PROBLEM DESCRIPTION -
Pull out all lines from the listing below in which the word "chart" appears.

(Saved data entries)
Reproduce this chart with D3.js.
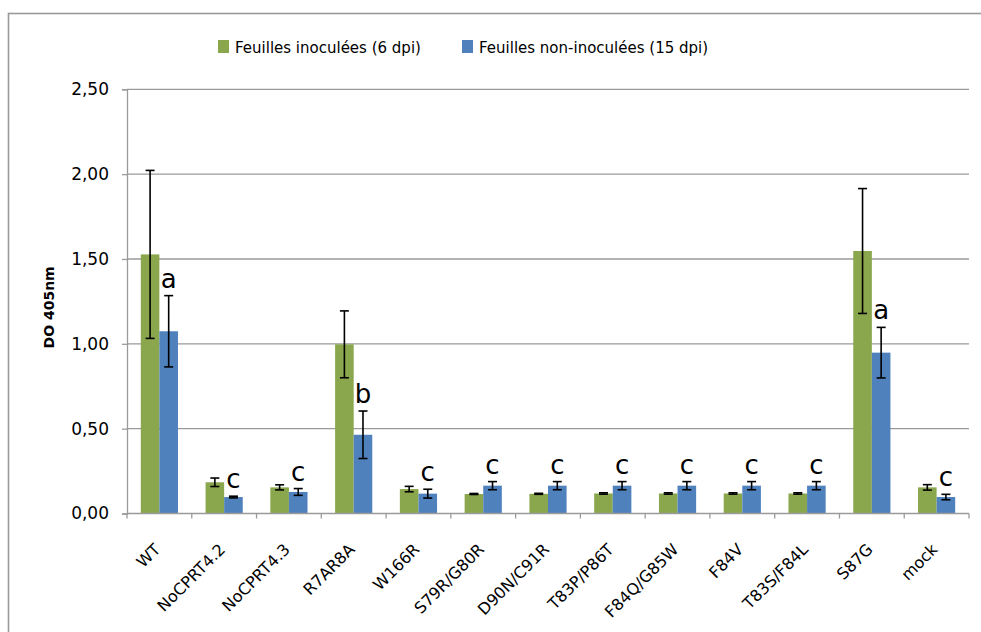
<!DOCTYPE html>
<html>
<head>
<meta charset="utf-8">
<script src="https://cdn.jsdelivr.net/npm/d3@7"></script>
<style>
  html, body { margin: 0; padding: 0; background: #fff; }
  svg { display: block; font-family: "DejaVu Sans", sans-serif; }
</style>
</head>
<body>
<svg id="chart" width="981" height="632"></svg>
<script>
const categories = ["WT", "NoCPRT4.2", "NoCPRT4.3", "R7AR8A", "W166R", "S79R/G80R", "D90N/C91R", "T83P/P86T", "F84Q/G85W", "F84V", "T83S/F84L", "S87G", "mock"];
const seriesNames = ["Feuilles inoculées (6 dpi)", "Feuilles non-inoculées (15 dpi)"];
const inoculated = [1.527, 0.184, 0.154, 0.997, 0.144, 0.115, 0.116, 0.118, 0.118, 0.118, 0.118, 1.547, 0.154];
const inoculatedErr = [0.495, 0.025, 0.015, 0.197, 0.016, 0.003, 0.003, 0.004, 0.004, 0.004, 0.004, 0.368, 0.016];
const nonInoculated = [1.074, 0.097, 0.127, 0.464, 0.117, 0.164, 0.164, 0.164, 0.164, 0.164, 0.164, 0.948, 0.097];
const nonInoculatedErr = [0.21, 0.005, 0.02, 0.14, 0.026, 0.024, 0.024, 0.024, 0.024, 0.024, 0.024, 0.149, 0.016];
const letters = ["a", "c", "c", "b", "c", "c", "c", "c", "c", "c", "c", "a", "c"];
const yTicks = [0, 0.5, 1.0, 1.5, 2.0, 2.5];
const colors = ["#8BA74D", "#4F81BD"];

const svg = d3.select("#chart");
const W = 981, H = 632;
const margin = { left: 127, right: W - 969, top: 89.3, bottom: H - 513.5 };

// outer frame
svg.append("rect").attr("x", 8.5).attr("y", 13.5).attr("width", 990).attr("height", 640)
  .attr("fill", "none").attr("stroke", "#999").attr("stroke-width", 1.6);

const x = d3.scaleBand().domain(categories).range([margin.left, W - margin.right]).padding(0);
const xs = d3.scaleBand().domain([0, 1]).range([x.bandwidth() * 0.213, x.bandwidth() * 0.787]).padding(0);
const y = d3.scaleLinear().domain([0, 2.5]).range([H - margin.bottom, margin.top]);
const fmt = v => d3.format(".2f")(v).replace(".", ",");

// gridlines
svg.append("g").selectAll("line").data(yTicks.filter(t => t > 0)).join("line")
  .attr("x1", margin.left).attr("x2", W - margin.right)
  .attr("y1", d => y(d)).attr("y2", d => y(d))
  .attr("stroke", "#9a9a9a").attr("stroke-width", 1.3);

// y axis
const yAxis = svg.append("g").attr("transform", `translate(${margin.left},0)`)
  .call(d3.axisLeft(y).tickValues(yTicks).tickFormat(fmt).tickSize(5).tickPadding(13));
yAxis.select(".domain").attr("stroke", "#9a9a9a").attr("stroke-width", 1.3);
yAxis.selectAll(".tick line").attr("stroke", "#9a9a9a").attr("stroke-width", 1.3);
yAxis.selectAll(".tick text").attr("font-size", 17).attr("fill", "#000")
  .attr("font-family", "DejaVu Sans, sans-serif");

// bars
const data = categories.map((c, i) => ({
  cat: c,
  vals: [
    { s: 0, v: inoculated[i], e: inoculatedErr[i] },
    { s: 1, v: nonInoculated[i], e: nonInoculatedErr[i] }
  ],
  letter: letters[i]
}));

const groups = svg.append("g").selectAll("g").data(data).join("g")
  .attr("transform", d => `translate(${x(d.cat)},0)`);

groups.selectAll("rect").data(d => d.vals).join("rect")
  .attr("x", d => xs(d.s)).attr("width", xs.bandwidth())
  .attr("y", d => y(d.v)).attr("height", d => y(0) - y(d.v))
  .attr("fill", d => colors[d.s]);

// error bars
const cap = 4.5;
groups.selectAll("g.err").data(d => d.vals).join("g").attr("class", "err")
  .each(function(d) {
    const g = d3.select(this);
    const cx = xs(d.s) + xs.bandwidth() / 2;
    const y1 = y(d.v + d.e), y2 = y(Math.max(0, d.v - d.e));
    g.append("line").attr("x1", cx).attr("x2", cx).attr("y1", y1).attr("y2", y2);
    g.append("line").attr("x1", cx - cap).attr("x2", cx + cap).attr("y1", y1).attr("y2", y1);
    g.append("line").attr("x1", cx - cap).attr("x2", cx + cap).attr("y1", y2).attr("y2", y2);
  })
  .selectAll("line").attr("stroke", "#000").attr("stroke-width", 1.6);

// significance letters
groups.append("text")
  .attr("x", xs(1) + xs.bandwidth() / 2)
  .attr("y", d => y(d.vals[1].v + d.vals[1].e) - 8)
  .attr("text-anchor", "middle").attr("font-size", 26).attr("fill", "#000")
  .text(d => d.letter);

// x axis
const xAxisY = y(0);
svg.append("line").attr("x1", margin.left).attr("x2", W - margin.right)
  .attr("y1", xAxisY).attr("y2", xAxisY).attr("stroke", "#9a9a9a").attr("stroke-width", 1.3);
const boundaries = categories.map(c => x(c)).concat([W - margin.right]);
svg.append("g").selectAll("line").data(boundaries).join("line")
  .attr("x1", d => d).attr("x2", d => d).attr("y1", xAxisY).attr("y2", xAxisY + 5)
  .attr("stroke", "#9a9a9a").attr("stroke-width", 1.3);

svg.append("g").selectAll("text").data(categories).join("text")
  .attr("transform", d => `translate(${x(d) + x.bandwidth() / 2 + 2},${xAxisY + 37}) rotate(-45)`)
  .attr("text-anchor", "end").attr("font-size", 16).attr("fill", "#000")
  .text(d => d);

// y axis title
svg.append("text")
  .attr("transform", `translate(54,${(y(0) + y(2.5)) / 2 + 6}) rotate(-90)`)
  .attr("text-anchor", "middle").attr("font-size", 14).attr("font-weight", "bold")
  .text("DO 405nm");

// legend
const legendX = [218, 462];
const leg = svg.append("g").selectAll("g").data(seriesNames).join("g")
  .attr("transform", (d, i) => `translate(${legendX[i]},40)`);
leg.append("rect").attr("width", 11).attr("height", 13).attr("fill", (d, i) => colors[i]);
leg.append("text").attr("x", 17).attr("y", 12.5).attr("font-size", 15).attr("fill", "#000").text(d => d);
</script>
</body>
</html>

---

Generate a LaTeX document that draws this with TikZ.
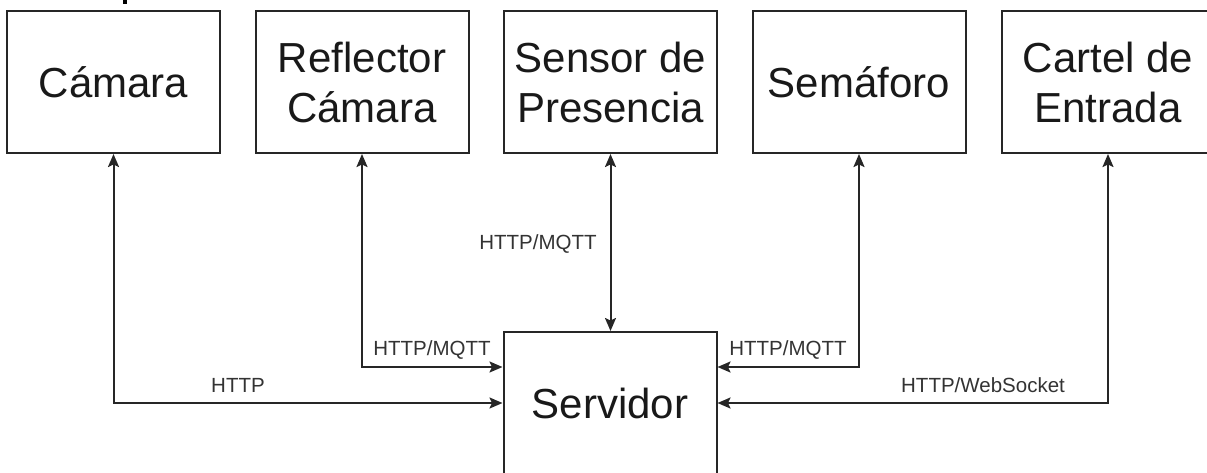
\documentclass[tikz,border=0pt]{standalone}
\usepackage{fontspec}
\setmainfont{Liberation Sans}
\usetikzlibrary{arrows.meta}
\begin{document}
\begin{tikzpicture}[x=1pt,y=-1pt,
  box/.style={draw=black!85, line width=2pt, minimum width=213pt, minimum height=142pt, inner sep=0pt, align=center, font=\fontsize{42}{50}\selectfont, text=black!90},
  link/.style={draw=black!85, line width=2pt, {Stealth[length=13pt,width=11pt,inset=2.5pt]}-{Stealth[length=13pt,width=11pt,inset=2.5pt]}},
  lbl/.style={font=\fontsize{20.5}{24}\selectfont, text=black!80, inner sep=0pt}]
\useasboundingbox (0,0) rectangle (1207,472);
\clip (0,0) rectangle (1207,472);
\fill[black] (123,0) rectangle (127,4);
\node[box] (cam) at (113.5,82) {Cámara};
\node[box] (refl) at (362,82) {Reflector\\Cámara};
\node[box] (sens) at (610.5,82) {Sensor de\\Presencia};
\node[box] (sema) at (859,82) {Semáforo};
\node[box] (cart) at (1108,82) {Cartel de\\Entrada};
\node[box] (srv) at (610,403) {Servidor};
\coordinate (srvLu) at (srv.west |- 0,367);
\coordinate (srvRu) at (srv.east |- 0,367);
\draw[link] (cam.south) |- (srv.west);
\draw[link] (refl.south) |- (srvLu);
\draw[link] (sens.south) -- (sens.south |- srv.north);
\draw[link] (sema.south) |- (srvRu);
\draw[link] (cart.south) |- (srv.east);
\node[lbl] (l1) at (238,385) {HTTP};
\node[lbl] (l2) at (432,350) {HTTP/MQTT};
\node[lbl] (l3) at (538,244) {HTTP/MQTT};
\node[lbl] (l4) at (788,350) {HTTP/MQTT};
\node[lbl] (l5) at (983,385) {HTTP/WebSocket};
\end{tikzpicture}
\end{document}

OUTPUT -
Reproduce this chart with D3.js.
<svg id="chart" width="981" height="632"></svg>
const svg = d3.select("#chart");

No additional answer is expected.